Data segment

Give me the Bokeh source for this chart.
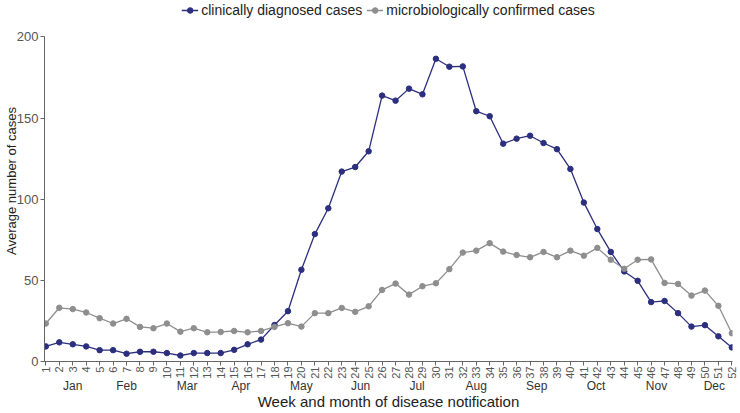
import math
from bokeh.plotting import figure
from bokeh.models import Range1d, LinearAxis, FixedTicker, Legend, LegendItem
from bokeh.embed import file_html
from bokeh.resources import INLINE

weeks = list(range(1, 53))
clinical = [9.3, 11.8, 10.6, 9.3, 7.0, 7.0, 4.8, 6.0, 6.0, 5.2,
            3.7, 5.2, 5.2, 5.2, 7.2, 10.6, 13.5, 22.5, 31, 56.5,
            78.5, 94.4, 117, 119.8, 129.5, 163.8, 160.7, 168.1, 164.6, 186.5,
            181.6, 181.8, 154.2, 151.1, 134.2, 137.3, 139.1, 134.6, 130.8, 118.6,
            97.9, 81.6, 67.5, 55.5, 49.7, 36.6, 37.3, 29.8, 21.5, 22.4,
            15.5, 8.7]
micro = [23.4, 33.1, 32.3, 30.2, 26.7, 23.4, 26.3, 21.3, 20.5, 23.4,
         18.4, 20.5, 18.0, 18.2, 18.8, 18.0, 18.8, 21.3, 23.6, 21.5,
         29.8, 29.8, 33.0, 30.6, 34.0, 44.1, 48.0, 41.2, 46.4, 48.2,
         56.9, 67.1, 68.3, 72.9, 67.7, 65.6, 64.2, 67.5, 64.2, 68.3,
         65.2, 70.0, 62.7, 57.1, 62.7, 62.9, 48.4, 47.8, 40.6, 43.7,
         34.3, 17.4]
month_names = ["Jan", "Feb", "Mar", "Apr", "May", "Jun",
               "Jul", "Aug", "Sep", "Oct", "Nov", "Dec"]
month_pos = [3.0, 7.0, 11.5, 15.5, 20.0, 24.4, 28.6, 33.0, 37.5, 41.9, 46.4, 50.7]
y_ticks = [0, 50, 100, 150, 200]

BLUE = "#2c2f7e"
GRAY = "#8e8e8e"
AXIS = "#666666"
FONT = "Liberation Sans"

p = figure(width=738, height=412, output_backend="svg", toolbar_location=None,
           x_range=Range1d(0.9, 52.05), y_range=Range1d(0, 222.4),
           min_border_top=0, min_border_right=6, min_border_left=0, min_border_bottom=0)
p.outline_line_color = None
p.xgrid.grid_line_color = None
p.ygrid.grid_line_color = None

l1 = p.line(weeks, clinical, line_color=BLUE, line_width=1.3)
s1 = p.scatter(weeks, clinical, size=5.5, fill_color=BLUE, line_color=BLUE)
l2 = p.line(weeks, micro, line_color=GRAY, line_width=1.3)
s2 = p.scatter(weeks, micro, size=5.5, fill_color=GRAY, line_color=GRAY)

# week axis
xa = p.xaxis[0]
xa.ticker = FixedTicker(ticks=weeks)
xa.major_label_orientation = math.pi / 2
xa.major_label_text_font = FONT
xa.major_label_text_font_size = "11px"
xa.major_label_text_color = "#555555"
xa.major_label_standoff = 1
xa.major_tick_out = 4
xa.major_tick_in = 0
xa.minor_tick_line_color = None
xa.axis_line_color = AXIS
xa.major_tick_line_color = AXIS

# month axis
ma = LinearAxis(ticker=FixedTicker(ticks=month_pos),
                major_label_overrides={pos: name for pos, name in zip(month_pos, month_names)})
ma.axis_line_color = None
ma.major_tick_line_color = None
ma.minor_tick_line_color = None
ma.major_tick_out = 0
ma.major_tick_in = 0
ma.major_label_text_font = FONT
ma.major_label_text_font_size = "12px"
ma.major_label_text_color = "#333333"
ma.major_label_standoff = -3
ma.axis_label = "Week and month of disease notification"
ma.axis_label_text_font = FONT
ma.axis_label_text_font_size = "15px"
ma.axis_label_text_font_style = "normal"
ma.axis_label_text_color = "#222222"
ma.axis_label_standoff = -3
p.add_layout(ma, "below")

ya = p.yaxis[0]
ya.ticker = FixedTicker(ticks=y_ticks)
ya.bounds = (0, 200)
ya.major_label_text_font = FONT
ya.major_label_text_font_size = "13px"
ya.major_label_text_color = "#555555"
ya.major_label_standoff = 2
ya.major_tick_out = 4
ya.major_tick_in = 0
ya.minor_tick_line_color = None
ya.axis_line_color = AXIS
ya.major_tick_line_color = AXIS
ya.axis_label = "Average number of cases"
ya.axis_label_text_font = FONT
ya.axis_label_text_font_size = "13px"
ya.axis_label_text_font_style = "normal"
ya.axis_label_text_color = "#222222"
ya.axis_label_standoff = -5

legend = Legend(items=[LegendItem(label="clinically diagnosed cases", renderers=[l1, s1]),
                       LegendItem(label="microbiologically confirmed cases", renderers=[l2, s2])],
                orientation="horizontal", location="top_center")
legend.label_text_font = FONT
legend.label_text_font_size = "14px"
legend.label_text_color = "#222222"
legend.glyph_width = 17
legend.glyph_height = 14
legend.label_standoff = 3
legend.spacing = 4
legend.padding = 0
legend.margin = 2
legend.border_line_color = None
legend.background_fill_alpha = 0
p.add_layout(legend)

open("out.html", "w").write(file_html(p, INLINE))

Prompt
Return nothing but the lines running from the start of the data to the line with "from bokeh.resources import INLINE", please, both ends included and no pictures.

Correct output
Give me the Bokeh source for this chart.
import math
from bokeh.plotting import figure
from bokeh.models import Range1d, LinearAxis, FixedTicker, Legend, LegendItem
from bokeh.embed import file_html
from bokeh.resources import INLINE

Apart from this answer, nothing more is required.